E tudo isso com o conflito entre Rússia e Ucrânia ainda acontecendo e após uma pandemia. Sim, o mundo anda tão complicado. Mas, infelizmente, não para o internauta médio brasileiro que vê a vida e a realidade como um Fla x Flu, ou um filme da Marvel, com heróis e vilões facilmente identificáveis e um “lado” para torcer. 

Esse maniqueísmo possivelmente foi ampliado durante os quatro anos de governo fascista que corroeu as instituições, retirou direitos e promoveu uma absurda e abstrata “guerra cultural” que, justamente, divide o mundo entre “bem” e “mal” (onde eles são o “bem”, claro) sem qualquer tipo de observação complexa. Para esse pessoal o mundo não é nada complicado já que eles têm respostas e verdades absolutas para tudo. Até hoje sigo o conselho de Hemingway, de sempre desconfiar de pessoas que acham que tudo é muito simples. Mas isso é tema para um outro texto.

De resto, nos sobra esperar que ONU ou mais possivelmente EUA, Rússia e Europa, mais pela pressão do que pela vontade de seus governantes, negociem um cessar fogo. Sempre é bom lembrar também que numa guerra as maiores vítimas sempre são civis e gente inocente que jamais pegou em uma arma. Para citar outra canção de Renato Russo, “o senhor da guerra não gosta de crianças”. Esse deve, ou deveria, ser o prisma para criticarmos os conflitos bélicos sem paixões ou arrebatamento ideológico: evitar o derramamento de sangue inocente. Embora saibamos qual lado tem mais força e oprime o outro lado a mais tempo.

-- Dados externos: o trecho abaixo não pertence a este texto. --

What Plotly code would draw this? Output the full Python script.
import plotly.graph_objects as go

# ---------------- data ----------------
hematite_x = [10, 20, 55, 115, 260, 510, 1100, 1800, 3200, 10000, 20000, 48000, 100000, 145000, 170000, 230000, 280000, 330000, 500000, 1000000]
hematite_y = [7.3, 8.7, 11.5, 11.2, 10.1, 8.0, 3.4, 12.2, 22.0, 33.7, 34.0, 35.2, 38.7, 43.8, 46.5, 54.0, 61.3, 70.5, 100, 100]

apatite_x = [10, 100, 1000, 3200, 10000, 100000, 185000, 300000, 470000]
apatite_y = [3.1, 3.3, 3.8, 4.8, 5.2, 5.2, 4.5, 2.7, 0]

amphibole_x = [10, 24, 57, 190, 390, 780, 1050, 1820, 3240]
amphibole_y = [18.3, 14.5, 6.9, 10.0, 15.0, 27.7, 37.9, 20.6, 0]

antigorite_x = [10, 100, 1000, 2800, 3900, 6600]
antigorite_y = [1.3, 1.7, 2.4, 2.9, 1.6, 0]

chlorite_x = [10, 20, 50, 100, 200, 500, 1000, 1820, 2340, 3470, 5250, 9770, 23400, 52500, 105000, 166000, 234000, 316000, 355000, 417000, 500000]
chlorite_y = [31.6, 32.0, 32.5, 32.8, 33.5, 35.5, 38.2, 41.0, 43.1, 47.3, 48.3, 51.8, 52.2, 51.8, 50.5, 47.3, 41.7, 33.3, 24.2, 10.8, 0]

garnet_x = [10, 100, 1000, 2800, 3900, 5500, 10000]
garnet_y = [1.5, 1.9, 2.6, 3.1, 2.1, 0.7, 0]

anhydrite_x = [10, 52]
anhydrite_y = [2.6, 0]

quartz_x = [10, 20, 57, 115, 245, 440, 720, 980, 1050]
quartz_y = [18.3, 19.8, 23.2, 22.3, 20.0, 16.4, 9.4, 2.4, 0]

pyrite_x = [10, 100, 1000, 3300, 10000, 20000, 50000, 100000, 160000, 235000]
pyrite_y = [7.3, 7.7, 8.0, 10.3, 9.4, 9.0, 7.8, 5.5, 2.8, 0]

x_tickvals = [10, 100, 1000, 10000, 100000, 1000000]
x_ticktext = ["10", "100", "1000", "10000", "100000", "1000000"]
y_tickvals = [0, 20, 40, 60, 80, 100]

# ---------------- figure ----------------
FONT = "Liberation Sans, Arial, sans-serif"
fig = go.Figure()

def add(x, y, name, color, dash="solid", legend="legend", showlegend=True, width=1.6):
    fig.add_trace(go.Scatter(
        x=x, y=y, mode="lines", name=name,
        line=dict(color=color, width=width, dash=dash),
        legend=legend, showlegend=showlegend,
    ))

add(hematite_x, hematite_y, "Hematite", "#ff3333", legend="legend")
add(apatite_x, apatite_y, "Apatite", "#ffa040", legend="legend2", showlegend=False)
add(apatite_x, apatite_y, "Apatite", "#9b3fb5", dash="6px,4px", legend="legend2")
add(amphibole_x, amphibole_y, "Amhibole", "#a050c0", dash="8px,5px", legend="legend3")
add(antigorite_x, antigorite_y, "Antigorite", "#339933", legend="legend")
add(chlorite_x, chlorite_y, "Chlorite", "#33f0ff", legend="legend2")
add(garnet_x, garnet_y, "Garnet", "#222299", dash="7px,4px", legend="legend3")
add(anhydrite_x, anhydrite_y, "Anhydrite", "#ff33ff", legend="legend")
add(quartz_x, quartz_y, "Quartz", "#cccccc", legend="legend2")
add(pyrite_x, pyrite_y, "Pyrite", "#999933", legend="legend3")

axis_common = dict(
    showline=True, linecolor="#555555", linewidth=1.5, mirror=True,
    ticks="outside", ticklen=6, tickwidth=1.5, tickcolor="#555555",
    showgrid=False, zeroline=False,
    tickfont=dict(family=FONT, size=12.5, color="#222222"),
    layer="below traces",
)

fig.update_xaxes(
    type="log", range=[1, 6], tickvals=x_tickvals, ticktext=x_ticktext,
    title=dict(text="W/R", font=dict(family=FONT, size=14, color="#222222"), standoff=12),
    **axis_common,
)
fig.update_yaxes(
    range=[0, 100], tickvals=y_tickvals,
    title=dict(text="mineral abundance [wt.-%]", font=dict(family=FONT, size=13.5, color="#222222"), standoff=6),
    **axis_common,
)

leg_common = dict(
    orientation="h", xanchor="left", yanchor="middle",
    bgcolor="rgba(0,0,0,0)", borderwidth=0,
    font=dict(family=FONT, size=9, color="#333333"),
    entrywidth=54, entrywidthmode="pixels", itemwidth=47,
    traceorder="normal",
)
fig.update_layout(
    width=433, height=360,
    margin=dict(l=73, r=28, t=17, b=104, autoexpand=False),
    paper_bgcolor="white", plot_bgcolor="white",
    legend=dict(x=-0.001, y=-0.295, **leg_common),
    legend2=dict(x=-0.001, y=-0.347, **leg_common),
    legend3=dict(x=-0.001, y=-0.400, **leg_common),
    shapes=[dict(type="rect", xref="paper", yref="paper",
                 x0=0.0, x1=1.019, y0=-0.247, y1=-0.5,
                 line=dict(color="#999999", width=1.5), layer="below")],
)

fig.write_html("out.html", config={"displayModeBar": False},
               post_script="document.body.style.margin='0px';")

No mais, mesmo com o mundo complicado e a dificuldade em soluções coletivas, temos de celebrar as pequenas conquistas e alegrias do dia a dia, como na casa nova do casal de amigos. O próprio escritor israelense Amós Oz, dos meus preferidos, que conhecia bem a Faixa de Gaza, era pacifista e criticava o conflito entre os dois povos e a voracidade de Israel, afirmou uma vez em um ensaio que mesmo em meio à guerra é preciso beber café, olhar o pôr do sol, flertar com a moça na janela, enfim. Seria a paz em separado, como escreveu Hemingway no final de “Adeus às armas”. Enquanto esperamos, com algum pessimismo e ceticismo, a paz coletiva.